- The Washington Times - Thursday, February 12, 2004

Aside from same-sex “marriage,” there is at least one other cultural issue no Democrat running against President Bush wants to touch: gun control. Bill Clinton and Al Gore both tried to avoid picking up this political hot potato in their 1992, 1996 and 2000 presidential campaigns because gun control is unpopular in swing states such as Michigan, Wisconsin and Pennsylvania, and can harm a candidate’s chances across the South. One consultant who worked for Wesley Clark’s southern campaign said the best thing liberals can do during a gun-control debate is “change the subject.” Not all Democrats agree, and some legislators on Capitol Hill plan to push gun-control measures up until the November election.

One bill that guarantees an eventual showdown is the so-called Assault Weapons Ban of 1994, which expires in six months.
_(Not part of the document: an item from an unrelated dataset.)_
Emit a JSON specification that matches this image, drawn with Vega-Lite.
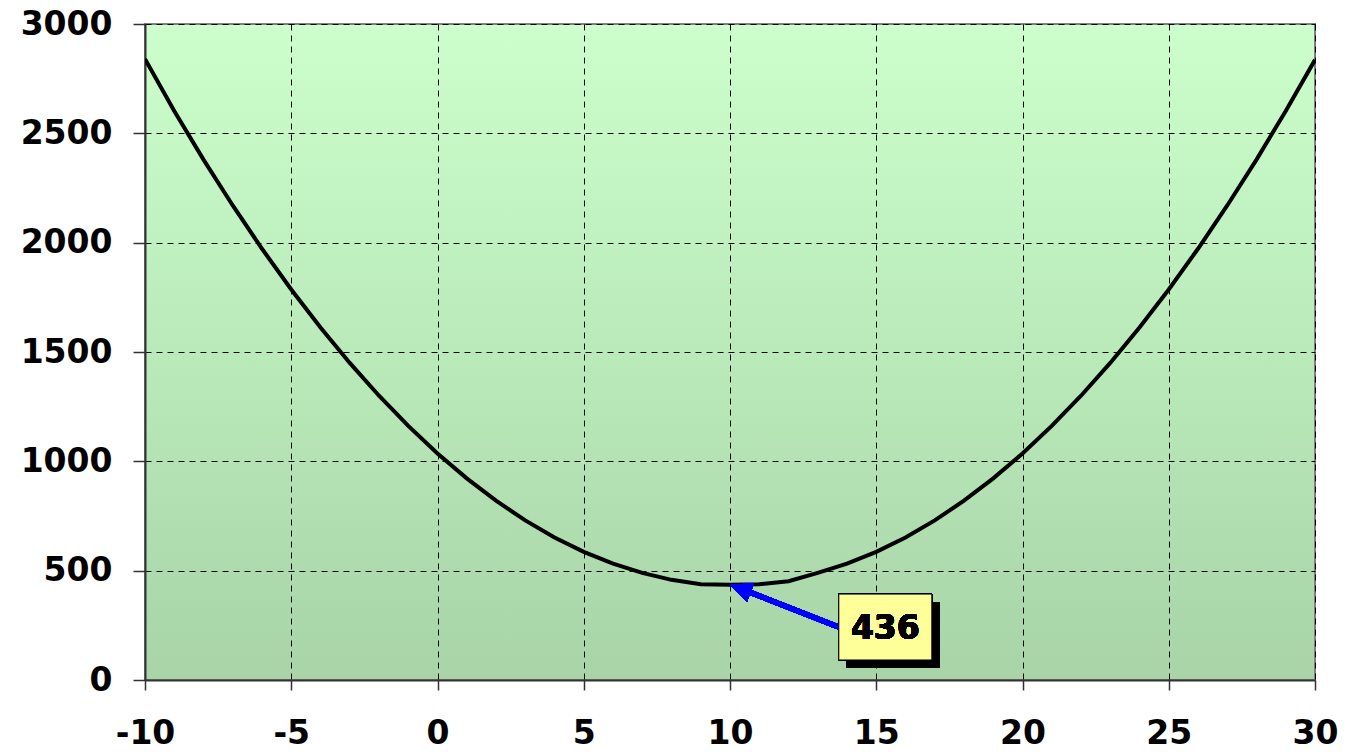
{
  "$schema": "https://vega.github.io/schema/vega-lite/v6.json",
  "width": 1170,
  "height": 656,
  "autosize": {"type": "none"},
  "padding": {"left": 145, "top": 24, "right": 30, "bottom": 72},
  "background": "white",
  "config": {
    "view": {
      "stroke": "#808080",
      "strokeWidth": 2,
      "fill": {
        "gradient": "linear", "x1": 0, "y1": 0, "x2": 0, "y2": 1,
        "stops": [{"offset": 0, "color": "#CCFFCC"}, {"offset": 1, "color": "#A8D4A8"}]
      }
    },
    "axis": {
      "labelFont": "DejaVu Sans",
      "labelFontSize": 33,
      "labelFontWeight": "bold",
      "labelColor": "black",
      "domainColor": "#333333",
      "domainWidth": 2,
      "tickColor": "#333333",
      "tickWidth": 1.5,
      "gridColor": "black",
      "gridOpacity": 1,
      "gridWidth": 1,
      "gridDash": [6, 5],
      "title": null,
      "labelExpr": "datum.value < 0 ? '-' + abs(datum.value) : '' + datum.value"
    }
  },
  "data": {
    "values": [
      {"x": -10, "y": 2840}, {"x": -9, "y": 2602}, {"x": -8, "y": 2380}, {"x": -7, "y": 2170},
      {"x": -6, "y": 1972}, {"x": -5, "y": 1786}, {"x": -4, "y": 1612}, {"x": -3, "y": 1450},
      {"x": -2, "y": 1300}, {"x": -1, "y": 1162}, {"x": 0, "y": 1036}, {"x": 1, "y": 922},
      {"x": 2, "y": 820}, {"x": 3, "y": 730}, {"x": 4, "y": 652}, {"x": 5, "y": 586},
      {"x": 6, "y": 532}, {"x": 7, "y": 490}, {"x": 8, "y": 458}, {"x": 9, "y": 438},
      {"x": 10, "y": 436}, {"x": 11, "y": 438}, {"x": 12, "y": 452}, {"x": 13, "y": 490},
      {"x": 14, "y": 532}, {"x": 15, "y": 586}, {"x": 16, "y": 652}, {"x": 17, "y": 730},
      {"x": 18, "y": 820}, {"x": 19, "y": 922}, {"x": 20, "y": 1036}, {"x": 21, "y": 1162},
      {"x": 22, "y": 1300}, {"x": 23, "y": 1450}, {"x": 24, "y": 1612}, {"x": 25, "y": 1786},
      {"x": 26, "y": 1972}, {"x": 27, "y": 2170}, {"x": 28, "y": 2380}, {"x": 29, "y": 2602},
      {"x": 30, "y": 2836}
    ]
  },
  "layer": [
    {
      "mark": {"type": "line", "color": "black", "strokeWidth": 4, "clip": true},
      "encoding": {
        "x": {
          "field": "x", "type": "quantitative",
          "scale": {"domain": [-10, 30], "nice": false, "zero": false},
          "axis": {"values": [-10, -5, 0, 5, 10, 15, 20, 25, 30], "tickSize": 10, "labelPadding": 27, "grid": true, "labelFlush": false}
        },
        "y": {
          "field": "y", "type": "quantitative",
          "scale": {"domain": [0, 3000], "nice": false},
          "axis": {"values": [0, 500, 1000, 1500, 2000, 2500, 3000], "tickSize": 12, "labelPadding": 21, "grid": true}
        }
      }
    },
    {
      "mark": {"type": "rule", "color": "blue", "strokeWidth": 5},
      "encoding": {
        "x": {"datum": 13.72, "type": "quantitative"},
        "y": {"datum": 242, "type": "quantitative"},
        "x2": {"datum": 10.32},
        "y2": {"datum": 420}
      }
    },
    {
      "mark": {"type": "point", "shape": "M0,0L-0.9,2L0.9,2Z", "filled": true, "color": "blue", "opacity": 1, "size": 480, "angle": 290.6},
      "encoding": {
        "x": {"datum": 10, "type": "quantitative"},
        "y": {"datum": 436, "type": "quantitative"}
      }
    },
    {
      "mark": {"type": "rect", "fill": "black", "xOffset": 8, "x2Offset": 8, "yOffset": 8, "y2Offset": 8},
      "encoding": {
        "x": {"datum": 13.72, "type": "quantitative"},
        "x2": {"datum": 16.9},
        "y": {"datum": 91.5, "type": "quantitative"},
        "y2": {"datum": 393}
      }
    },
    {
      "mark": {"type": "rect", "fill": "#FFFF99", "stroke": "black", "strokeWidth": 1},
      "encoding": {
        "x": {"datum": 13.72, "type": "quantitative"},
        "x2": {"datum": 16.9},
        "y": {"datum": 91.5, "type": "quantitative"},
        "y2": {"datum": 393}
      }
    },
    {
      "mark": {"type": "text", "text": "436", "font": "DejaVu Sans", "fontSize": 33, "fontWeight": "bold", "color": "black", "align": "center", "baseline": "middle", "dy": 2},
      "encoding": {
        "x": {"datum": 15.31, "type": "quantitative"},
        "y": {"datum": 242, "type": "quantitative"}
      }
    }
  ]
}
Senate Democrats are offering two updated versions; both of which are tougher than the current restrictions. One option makes a ban permanent; the other outlaws even more types of arms, ammunition and equipment. Congressional leadership sources told us that House Majority Leader Tom DeLay does not plan to let a new ban or renewal of the current ban see the light of day in the lower chamber, but that there is some resistance inside the party. Mr. DeLay and House Speaker Dennis Hastert have disagreed over gun control before, for example. There is also a move in the Senate for stricter background checks, which is led by Republican Sen. John McCain.

Those who support more stringent gun-control laws are swimming against the tide, as the national trend is toward greater gun-ownership and use rights. Two days ago, the Virginia Senate voted down a bill that sought to make it more difficult to purchase arms at gun shows. Three weeks ago, the Wisconsin Senate overrode the governor’s veto of a bill to allow citizens to carry concealed handguns. Similar right-to-carry legislation was introduced in Kansas on Tuesday — the same day legislation was introduced in Illinois to allow citizens to use handguns for self-defense in their homes, even in communities that have gun bans. In Congress, the Republican leadership is planning a vote next month that would protect gun manufacturers from product-liability claims.

Not all Democrats look forward to a partisan fight over gun-ownership rights. Senate Minority Leader Tom Daschle, who faces a tough re-election bid in pro-gun South Dakota, realizes the danger for both his campaign and the party’s national ticket — and is trying to discourage the push for gun control among his colleagues. Mr. Daschle’s strategic loss on this issue could bring electoral gains for Republicans in the fall.